We’ve dotted clear bottles filled with water around the flowerbeds; an old trick I remember from my childhood. Apparently most cats don’t like seeing their reflection, so are deterred when the sun shines – but these preening tabbies seem to love it.
We’ve sprayed the soil with vinegar (pungent but ineffective); mixed concoctions of mustard, black pepper and cinnamon to sprinkle on the lawn (which did more to damage the grass than the cats); and used up my expensive diffuser oils to repel them with strong scents (a total waste).
My husband even bought a £75 hi-tech, motion-sensing cat scarer, which blasts high-pitched sounds and flashing LED lights at them, and is, according to the instruction manual, ‘foolproof’.
We thought it had worked until – squelch, all over his new Barbour wellies – it turned out it had not. Foolproof it may have been; but not catproof.
Lately, I’ve gone more old-school in my approach. I’m keeping my sons’ Super-Soaker water guns by the back door so I can aim a jet of icy cold water at any invader.
I’ve taught my elder son (who is allergic to cats) to hiss aggressively and bang the window if he sees a feline in the garden. This does frighten them – but usually makes his little brother cry.
Once, in a fit of pique during dinner, my dad even threw a hot baked potato at one. It missed – but gave us a few days’ reprieve before they dared return.
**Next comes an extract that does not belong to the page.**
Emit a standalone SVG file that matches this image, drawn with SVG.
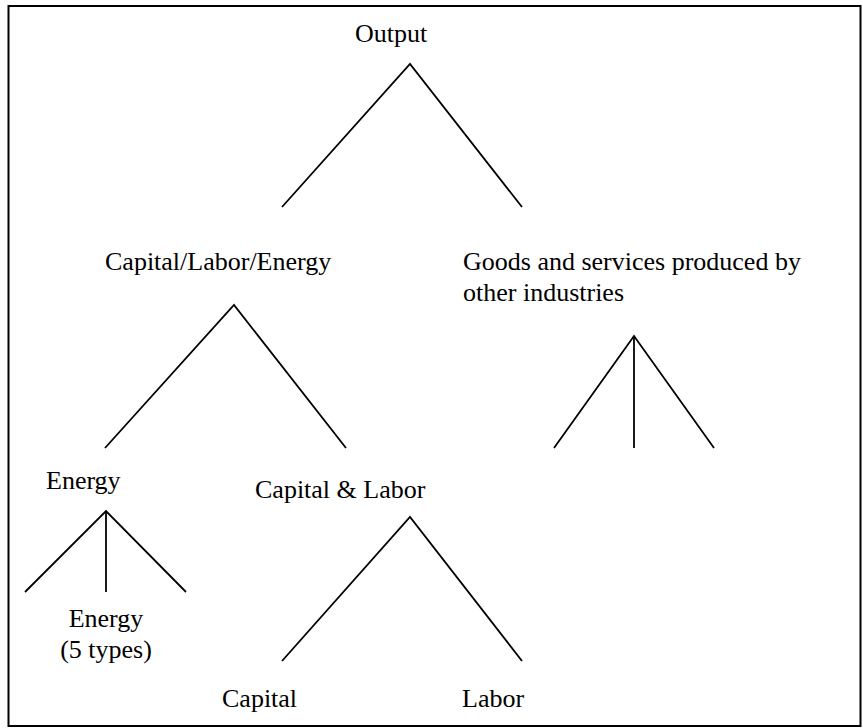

If you’re a cat owner reading this, you may be outraged by our behaviour. But we are, believe it or not, animal lovers – and it is only through desperation, and sheer frustration, that it’s come to this.
For now, we have reached an uneasy detente.
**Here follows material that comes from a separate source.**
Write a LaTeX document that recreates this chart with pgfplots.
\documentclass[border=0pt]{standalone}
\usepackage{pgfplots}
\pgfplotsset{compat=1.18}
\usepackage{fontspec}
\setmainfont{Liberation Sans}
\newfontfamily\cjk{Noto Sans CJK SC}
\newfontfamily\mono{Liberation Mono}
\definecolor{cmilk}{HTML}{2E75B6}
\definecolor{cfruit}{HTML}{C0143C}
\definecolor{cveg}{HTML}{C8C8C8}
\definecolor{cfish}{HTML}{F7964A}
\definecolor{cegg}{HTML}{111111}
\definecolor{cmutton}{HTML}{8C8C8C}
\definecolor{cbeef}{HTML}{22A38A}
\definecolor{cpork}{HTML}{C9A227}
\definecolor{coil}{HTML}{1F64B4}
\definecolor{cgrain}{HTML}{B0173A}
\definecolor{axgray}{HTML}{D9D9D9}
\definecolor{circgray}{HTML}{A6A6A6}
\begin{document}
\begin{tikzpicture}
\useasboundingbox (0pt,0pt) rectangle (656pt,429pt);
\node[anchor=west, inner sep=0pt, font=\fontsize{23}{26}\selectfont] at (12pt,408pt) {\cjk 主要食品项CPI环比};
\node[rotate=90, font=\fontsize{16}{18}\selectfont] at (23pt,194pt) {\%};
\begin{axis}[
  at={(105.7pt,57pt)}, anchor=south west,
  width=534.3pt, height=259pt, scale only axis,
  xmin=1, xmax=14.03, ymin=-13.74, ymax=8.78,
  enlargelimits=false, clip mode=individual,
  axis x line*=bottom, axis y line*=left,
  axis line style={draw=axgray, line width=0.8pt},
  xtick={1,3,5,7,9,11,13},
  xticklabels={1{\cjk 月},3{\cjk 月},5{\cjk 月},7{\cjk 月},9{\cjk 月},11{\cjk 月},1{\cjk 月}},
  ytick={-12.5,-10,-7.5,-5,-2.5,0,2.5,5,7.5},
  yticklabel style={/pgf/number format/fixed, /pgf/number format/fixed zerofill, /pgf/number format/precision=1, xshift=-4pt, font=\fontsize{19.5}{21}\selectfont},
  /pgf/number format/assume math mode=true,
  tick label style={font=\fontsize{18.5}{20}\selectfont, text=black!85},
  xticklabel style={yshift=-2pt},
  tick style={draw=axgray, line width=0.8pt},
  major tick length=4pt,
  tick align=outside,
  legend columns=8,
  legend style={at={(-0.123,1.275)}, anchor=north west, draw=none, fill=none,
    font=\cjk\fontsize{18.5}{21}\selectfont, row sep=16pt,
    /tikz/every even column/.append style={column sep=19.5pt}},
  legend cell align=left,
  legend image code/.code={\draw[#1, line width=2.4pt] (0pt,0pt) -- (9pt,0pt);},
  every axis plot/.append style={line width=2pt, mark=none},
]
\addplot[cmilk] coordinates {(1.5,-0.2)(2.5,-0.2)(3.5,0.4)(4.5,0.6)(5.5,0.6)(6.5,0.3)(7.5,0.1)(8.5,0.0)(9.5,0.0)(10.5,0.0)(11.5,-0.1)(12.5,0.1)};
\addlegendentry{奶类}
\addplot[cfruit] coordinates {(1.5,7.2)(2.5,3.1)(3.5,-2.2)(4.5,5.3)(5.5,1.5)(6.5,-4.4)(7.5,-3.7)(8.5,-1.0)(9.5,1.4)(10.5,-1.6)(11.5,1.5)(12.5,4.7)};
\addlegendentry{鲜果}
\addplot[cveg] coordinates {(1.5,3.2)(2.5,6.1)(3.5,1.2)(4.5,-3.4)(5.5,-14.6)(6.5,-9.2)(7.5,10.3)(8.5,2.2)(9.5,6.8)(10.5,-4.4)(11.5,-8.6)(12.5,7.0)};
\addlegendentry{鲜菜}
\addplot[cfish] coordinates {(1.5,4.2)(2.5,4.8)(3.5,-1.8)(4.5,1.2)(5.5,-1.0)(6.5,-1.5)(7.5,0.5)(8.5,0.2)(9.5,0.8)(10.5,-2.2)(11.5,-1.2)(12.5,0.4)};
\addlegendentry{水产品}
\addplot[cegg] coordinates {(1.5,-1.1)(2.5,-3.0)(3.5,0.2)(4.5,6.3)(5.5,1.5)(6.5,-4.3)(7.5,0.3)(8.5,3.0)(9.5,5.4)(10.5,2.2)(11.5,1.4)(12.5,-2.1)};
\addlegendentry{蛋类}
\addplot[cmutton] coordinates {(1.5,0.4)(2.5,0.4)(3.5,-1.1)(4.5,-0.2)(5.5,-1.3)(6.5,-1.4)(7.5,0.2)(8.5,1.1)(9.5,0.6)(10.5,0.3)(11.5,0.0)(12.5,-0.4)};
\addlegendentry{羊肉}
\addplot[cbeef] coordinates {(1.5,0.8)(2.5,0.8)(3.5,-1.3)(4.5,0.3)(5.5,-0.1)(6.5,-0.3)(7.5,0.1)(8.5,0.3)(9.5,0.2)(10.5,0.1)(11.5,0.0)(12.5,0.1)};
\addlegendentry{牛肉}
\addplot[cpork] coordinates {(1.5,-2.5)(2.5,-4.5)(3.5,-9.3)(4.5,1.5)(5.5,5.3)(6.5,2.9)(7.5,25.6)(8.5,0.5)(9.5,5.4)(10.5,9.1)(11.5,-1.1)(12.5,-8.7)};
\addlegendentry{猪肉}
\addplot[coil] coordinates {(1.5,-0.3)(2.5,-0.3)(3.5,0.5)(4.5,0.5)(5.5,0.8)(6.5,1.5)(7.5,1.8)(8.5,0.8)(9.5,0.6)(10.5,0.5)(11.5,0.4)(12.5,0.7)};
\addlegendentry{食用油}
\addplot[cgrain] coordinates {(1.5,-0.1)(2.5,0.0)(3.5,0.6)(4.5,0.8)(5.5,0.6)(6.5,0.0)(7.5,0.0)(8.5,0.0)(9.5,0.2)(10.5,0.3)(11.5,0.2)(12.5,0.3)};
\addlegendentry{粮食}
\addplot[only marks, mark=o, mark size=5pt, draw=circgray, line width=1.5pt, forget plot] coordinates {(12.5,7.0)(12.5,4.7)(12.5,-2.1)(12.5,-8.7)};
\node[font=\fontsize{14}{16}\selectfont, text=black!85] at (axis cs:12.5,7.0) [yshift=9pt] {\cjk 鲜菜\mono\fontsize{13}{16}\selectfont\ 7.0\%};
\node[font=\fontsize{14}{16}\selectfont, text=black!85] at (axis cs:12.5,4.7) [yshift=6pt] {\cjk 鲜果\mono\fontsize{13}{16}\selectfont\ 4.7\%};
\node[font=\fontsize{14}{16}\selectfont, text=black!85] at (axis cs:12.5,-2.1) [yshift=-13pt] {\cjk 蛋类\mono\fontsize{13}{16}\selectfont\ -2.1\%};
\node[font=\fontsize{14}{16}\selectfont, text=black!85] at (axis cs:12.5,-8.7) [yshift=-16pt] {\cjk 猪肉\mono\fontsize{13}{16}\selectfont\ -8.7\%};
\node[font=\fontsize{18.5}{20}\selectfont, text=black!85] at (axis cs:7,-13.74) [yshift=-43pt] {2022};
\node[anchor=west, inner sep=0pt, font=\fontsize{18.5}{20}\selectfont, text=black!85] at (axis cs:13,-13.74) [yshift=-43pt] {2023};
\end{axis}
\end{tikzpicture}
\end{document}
The combination of hissing and window-banging seems to have deterred the cats from doing the dirty on our lawn for now, at least (though not our flower beds).
But they still slink into the garden most evenings, and peer haughtily into the lit house, as if asking: ‘What are you going to do about it?’
I won’t go so far as to say I’m sleeping with a water pistol under my pillow, but it’s always to hand – fully-loaded and ready to fire.